The transmitter architecture follows a single‑carrier differential binary phase‑shift keying (DBPSK) scheme. Data from a Gigabit Ethernet (GMII) interface are first buffered in a dual‑port FIFO operating with two asynchronous clocks (100.54 MHz write, 109.37 MHz read) to avoid overflow. A frame consists of a 4‑byte preamble (a 31‑bit PN sequence plus one bit), 239 data bytes, 16 Reed‑Solomon (RS) check symbols, and a single dummy byte. The dummy byte is carefully chosen (binary 00000010, decimal 64) to minimise the maximum cross‑correlation between the preamble and any shifted version of the frame, thereby reducing false‑alarm probability during synchronization. After scrambling, the data are differentially encoded, serialized, and used to modulate a 3.5 GHz IF carrier generated by a phase‑locked oscillator (PLO) locked to a 70 MHz reference. The IF signal drives a VCSEL (850 nm) directly, traverses the RoF link, and is reconverted to electrical form by a PIN photodiode.

In the RF section, the recovered IF is mixed with a 18.83 GHz local oscillator (derived from the same 70 MHz reference and a frequency tripler) to up‑convert to the 60 GHz band. A band‑pass filter (59–61 GHz) suppresses spurious emissions, and a high‑gain (22.4 dBi) horn antenna radiates the signal.

The receiver mirrors the transmitter’s RF chain: a band‑pass filter, low‑noise amplifier (40 dB gain), and automatic gain control (20 dB dynamic range) precede down‑conversion to 3.5 GHz IF. A non‑coherent differential demodulator, consisting of a mixer and a delay line equal to one symbol period (1.14 ns), extracts the DBPSK data. The resulting baseband signal passes through a 1 GHz low‑pass filter and a clock‑and‑data‑recovery (CDR) circuit.

Baseband reception employs a sophisticated preamble detection mechanism. Eight 32‑bit correlators evaluate all possible byte‑aligned shifts; two identical banks operate in parallel. A preamble is declared only when the same correlator index triggers in both banks, dramatically lowering the false‑alarm probability. With a detection threshold γ = 28, the miss‑detection probability falls below 10⁻⁴ while the false‑alarm probability reaches 10⁻¹⁰. After successful detection, the data are descrambled and passed through an RS(255,239) decoder capable of correcting up to eight erroneous bytes. The corrected byte stream is written back to the FIFO and finally presented to the Ethernet interface.

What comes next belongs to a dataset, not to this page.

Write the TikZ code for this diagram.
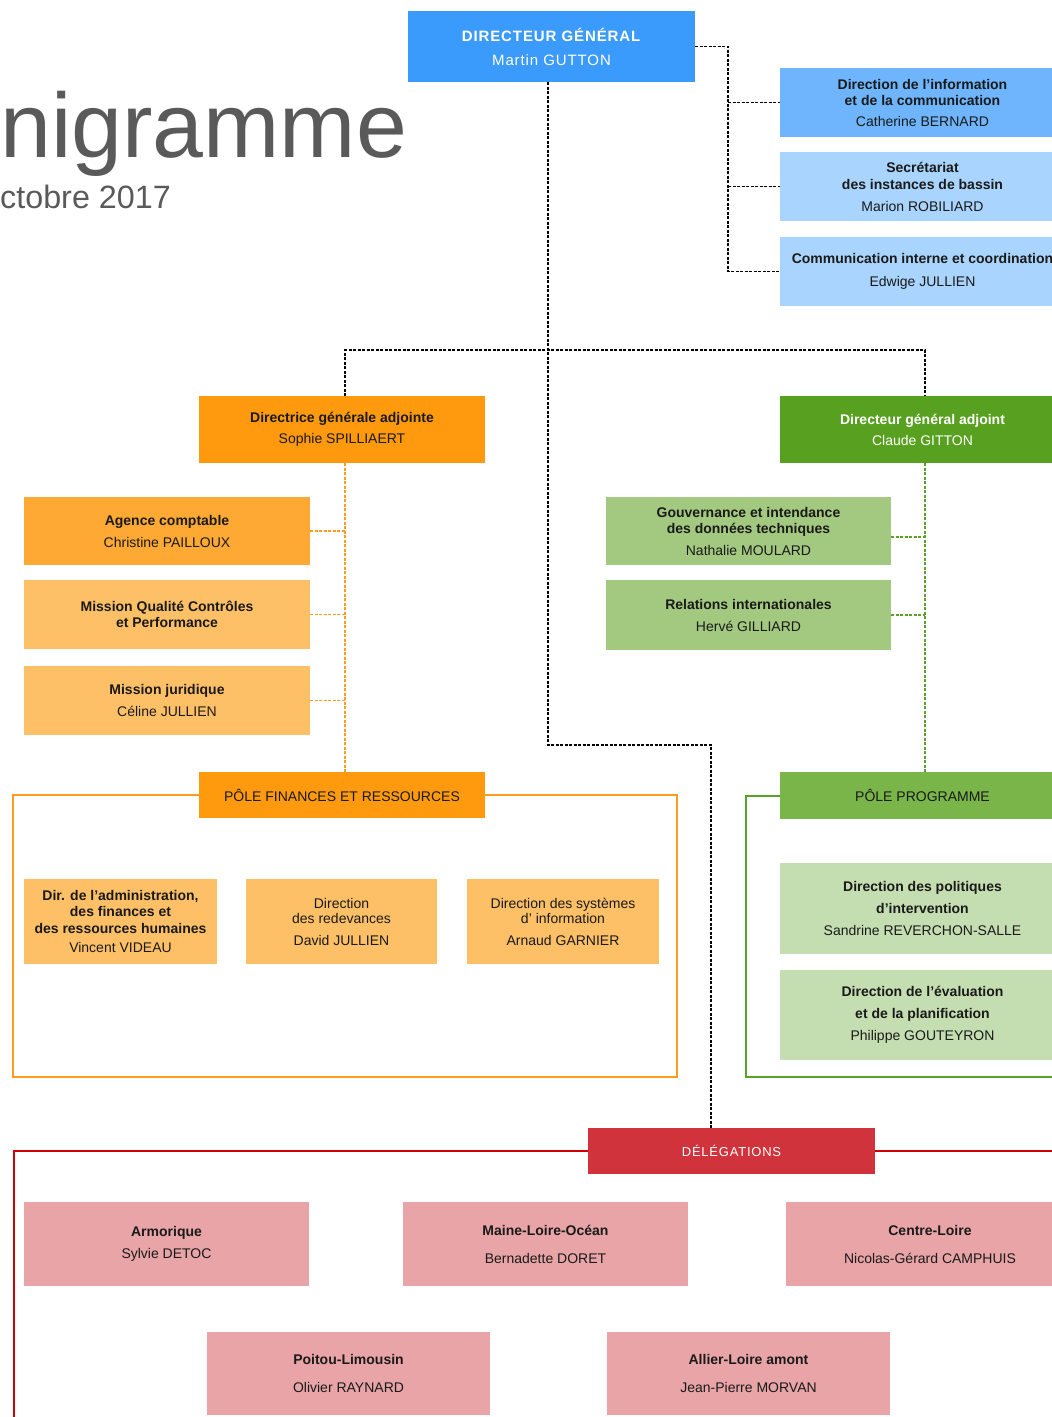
\documentclass[tikz,border=0pt]{standalone}
\usepackage{fontspec}
\setmainfont{Liberation Sans}
\usetikzlibrary{calc}
\definecolor{dgblue}{HTML}{3B9BFD}
\definecolor{midblue}{HTML}{6EB5FE}
\definecolor{ltblue}{HTML}{A9D4FE}
\definecolor{orgA}{HTML}{FF9A0E}
\definecolor{orgB}{HTML}{FFA935}
\definecolor{orgC}{HTML}{FEC067}
\definecolor{grnA}{HTML}{58A01F}
\definecolor{grnB}{HTML}{A3C87F}
\definecolor{grnC}{HTML}{7AB54A}
\definecolor{grnD}{HTML}{C5DEB1}
\definecolor{redA}{HTML}{D1333C}
\definecolor{pinkA}{HTML}{E8A4A7}
\definecolor{redline}{HTML}{CC0000}
\definecolor{orline}{HTML}{FF9B1E}
\definecolor{grline}{HTML}{5AA12A}
\definecolor{titlegray}{HTML}{5A5A5A}
\definecolor{txtc}{HTML}{1A1A1A}
\newcommand\bxfont{\fontsize{14}{16}\selectfont}
\begin{document}
\begin{tikzpicture}[x=1pt,y=-1pt,
  box/.style={rectangle, inner sep=0pt, outer sep=0pt, align=center, font=\bxfont, text=txtc},
  blk/.style={draw=black, line width=1.8pt, dash pattern=on 3pt off 1.5pt},
  orl/.style={draw=orline, line width=1.5pt, dash pattern=on 3pt off 1.5pt},
  grl/.style={draw=grline, line width=1.8pt, dash pattern=on 3pt off 1.5pt},
  orf/.style={draw=orline, line width=1.4pt},
  grf/.style={draw=grline, line width=2pt},
  rdf/.style={draw=redline, line width=2pt}]
\useasboundingbox (0,0) rectangle (1052,1417);
\fill[white] (0,0) rectangle (1052,1417);

% title
\node[anchor=base west, inner sep=0pt, text=titlegray, font=\fontsize{91.5}{91.5}\selectfont] (ttl) at (0,157) {nigramme};
\node[anchor=base west, inner sep=0pt, text=titlegray, font=\fontsize{32.3}{32.3}\selectfont] (sub) at (0,208) {ctobre 2017};

% director
\node[box, fill=dgblue, minimum width=287, minimum height=71, text=white, font=\fontsize{15}{24}\selectfont\addfontfeature{LetterSpace=6}] (dg) at (551.5,46.5) {\textbf{DIRECTEUR GÉNÉRAL}\\Martin GUTTON};

% attached to director
\node[box, fill=midblue, minimum width=285, minimum height=69] (i1) at (922.5,102.5) {\textbf{Direction de l'information}\\\textbf{et de la communication}\\[5pt]Catherine BERNARD};
\node[box, fill=ltblue, minimum width=285, minimum height=69] (i2) at (922.5,186.5) {\textbf{Secrétariat}\\[1pt]\textbf{des instances de bassin}\\[6pt]Marion ROBILIARD};
\node[box, fill=ltblue, minimum width=285, minimum height=69] (i3) at (922.5,271.5) {\textbf{Communication interne et coordination}\\[7pt]Edwige JULLIEN};

% deputies
\node[box, fill=orgA, minimum width=286, minimum height=67] (dga) at (342,429.5) {\textbf{Directrice générale adjointe}\\[5pt]Sophie SPILLIAERT};
\node[box, fill=grnA, minimum width=285, minimum height=67, text=white] (dgb) at (922.5,429.5) {\textbf{Directeur général adjoint}\\[5pt]Claude GITTON};

% left column
\node[box, fill=orgB, minimum width=286, minimum height=68] (ac) at (167,531) {\textbf{Agence comptable}\\[6pt]Christine PAILLOUX};
\node[box, fill=orgC, minimum width=286, minimum height=69] (mq) at (167,614.5) {\textbf{Mission Qualité Contrôles}\\\textbf{et Performance}};
\node[box, fill=orgC, minimum width=286, minimum height=69] (mj) at (167,700.5) {\textbf{Mission juridique}\\[6pt]Céline JULLIEN};
\node[box, fill=orgA, minimum width=286, minimum height=46] (pf) at (342,795) {PÔLE FINANCES ET RESSOURCES};
\node[box, fill=orgC, minimum width=193, minimum height=85] (d1) at (120.5,921.5) {\textbf{Dir. de l'administration,}\\[0.5pt]\textbf{des finances et}\\[1pt]\textbf{des ressources humaines}\\[3pt]Vincent VIDEAU};
\node[box, fill=orgC, minimum width=191, minimum height=85] (d2) at (341.5,921.5) {Direction\\[-1pt]des redevances\\[6pt]David JULLIEN};
\node[box, fill=orgC, minimum width=192, minimum height=85] (d3) at (563,921.5) {Direction des systèmes\\[-1pt]d' information\\[6pt]Arnaud GARNIER};

% right column
\node[box, fill=grnB, minimum width=285, minimum height=68] (gv) at (748.5,531) {\textbf{Gouvernance et intendance}\\\textbf{des données techniques}\\[6pt]Nathalie MOULARD};
\node[box, fill=grnB, minimum width=285, minimum height=70] (ri) at (748.5,615) {\textbf{Relations internationales}\\[6pt]Hervé GILLIARD};
\node[box, fill=grnC, minimum width=285, minimum height=47] (pp) at (922.5,795.5) {PÔLE PROGRAMME};
\node[box, fill=grnD, minimum width=285, minimum height=91] (dp) at (922.5,908.5) {\textbf{Direction des politiques}\\[6pt]\textbf{d'intervention}\\[6pt]Sandrine REVERCHON-SALLE};
\node[box, fill=grnD, minimum width=285, minimum height=90] (de) at (922.5,1015) {\textbf{Direction de l'évaluation}\\[6pt]\textbf{et de la planification}\\[6pt]Philippe GOUTEYRON};

% delegations
\node[box, fill=redA, minimum width=287, minimum height=46, text=white, font=\fontsize{13}{16}\selectfont\addfontfeature{LetterSpace=6}] (del) at (731.5,1151) {DÉLÉGATIONS};
\node[box, fill=pinkA, minimum width=285, minimum height=84] (arm) at (166.5,1244) {\textbf{Armorique}\\[6pt]Sylvie DETOC};
\node[box, fill=pinkA, minimum width=285, minimum height=84] (mlo) at (545.5,1244) {\textbf{Maine-Loire-Océan}\\[12pt]Bernadette DORET};
\node[box, fill=pinkA, minimum width=288, minimum height=84] (cl) at (930,1244) {\textbf{Centre-Loire}\\[12pt]Nicolas-Gérard CAMPHUIS};
\node[box, fill=pinkA, minimum width=283, minimum height=83] (pl) at (348.5,1373.5) {\textbf{Poitou-Limousin}\\[12pt]Olivier RAYNARD};
\node[box, fill=pinkA, minimum width=283, minimum height=83] (al) at (748.5,1373.5) {\textbf{Allier-Loire amont}\\[12pt]Jean-Pierre MORVAN};

% helper coordinates
\coordinate (dgs) at ($(dg.south)+(-3.5,0)$);
\coordinate (dln) at ($(del.north)+(-20.5,0)$);
\coordinate (dgan) at ($(dga.north)+(3,0)$);
\coordinate (dgbn) at ($(dgb.north)+(2.5,0)$);
\coordinate (dgas) at ($(dga.south)+(3,0)$);
\coordinate (dgbs) at ($(dgb.south)+(2.5,0)$);
\coordinate (ofa) at (13,795);
\coordinate (ofb) at (13,1077);
\coordinate (ofc) at (677,1077);
\coordinate (ofd) at (677,795);
\coordinate (gfa) at (746,795.5);
\coordinate (gfb) at (746,1077);
\coordinate (gfc) at (1055,1077);
\coordinate (rfa) at (14,1151);
\coordinate (rfb) at (14,1425);
\coordinate (rfc) at (1055,1151);

% black connectors
\draw[blk] (dg.east) -| ([xshift=-52pt]i3.west) -- (i3.west);
\draw[blk] ([xshift=-52pt]i1.west) -- (i1.west);
\draw[blk] ([xshift=-52pt]i2.west) -- (i2.west);
\draw[blk] (dgs) -- (dgs |- 0,745) -| (dln);
\draw[blk] (dgan) -- (dgan |- 0,350) -| (dgbn);

% orange connectors
\draw[orl] (dgas) -- (dgas |- pf.north);
\draw[orl] (ac.east) -- (ac.east -| dgas);
\draw[orl] (mq.east) -- (mq.east -| dgas);
\draw[orl] (mj.east) -- (mj.east -| dgas);

% green connectors
\draw[grl] (dgbs) -- (dgbs |- pp.north);
\draw[grl] ([yshift=-6pt]gv.east) -- ([yshift=-6pt]gv.east -| dgbs);
\draw[grl] (ri.east) -- (ri.east -| dgbs);

% frames
\draw[orf] (pf.west) -- (ofa) -- (ofb) -- (ofc) -- (ofd) -- (pf.east);
\draw[grf] (pp.west) -- (gfa) -- (gfb) -- (gfc);
\draw[rdf] (del.west) -- (rfa) -- (rfb);
\draw[rdf] (del.east) -- (rfc);
\end{tikzpicture}
\end{document}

Experimental results obtained with a vector network analyser show a usable 2 GHz bandwidth and a clean impulse response with minimal side‑lobes. Eye diagrams at 875 Mbps confirm robust signal integrity. Bit‑error‑rate (BER) measurements reveal that with high‑gain horn antennas the system maintains BER < 10⁻⁹ up to 10 m separation, whereas patch antennas (8 dBi) suffer rapid degradation beyond 5 m. The authors note that the 60 GHz link is highly sensitive to blockage and beam‑pointing errors, suggesting a centralized ceiling‑mounted transmitter with a less directional antenna to mitigate shadowing, while the receiver can retain a directional antenna for link budget gains.

In conclusion, the hybrid optical‑wireless architecture delivers near‑gigabit throughput with modest hardware complexity. The custom byte‑synchronization and dual‑bank preamble detection provide high detection reliability and negligible false alarms. Future work will explore higher‑order modulations (e.g., QPSK), adaptive equalization, and multi‑antenna configurations to achieve multi‑gigabit rates, especially in non‑LOS indoor scenarios.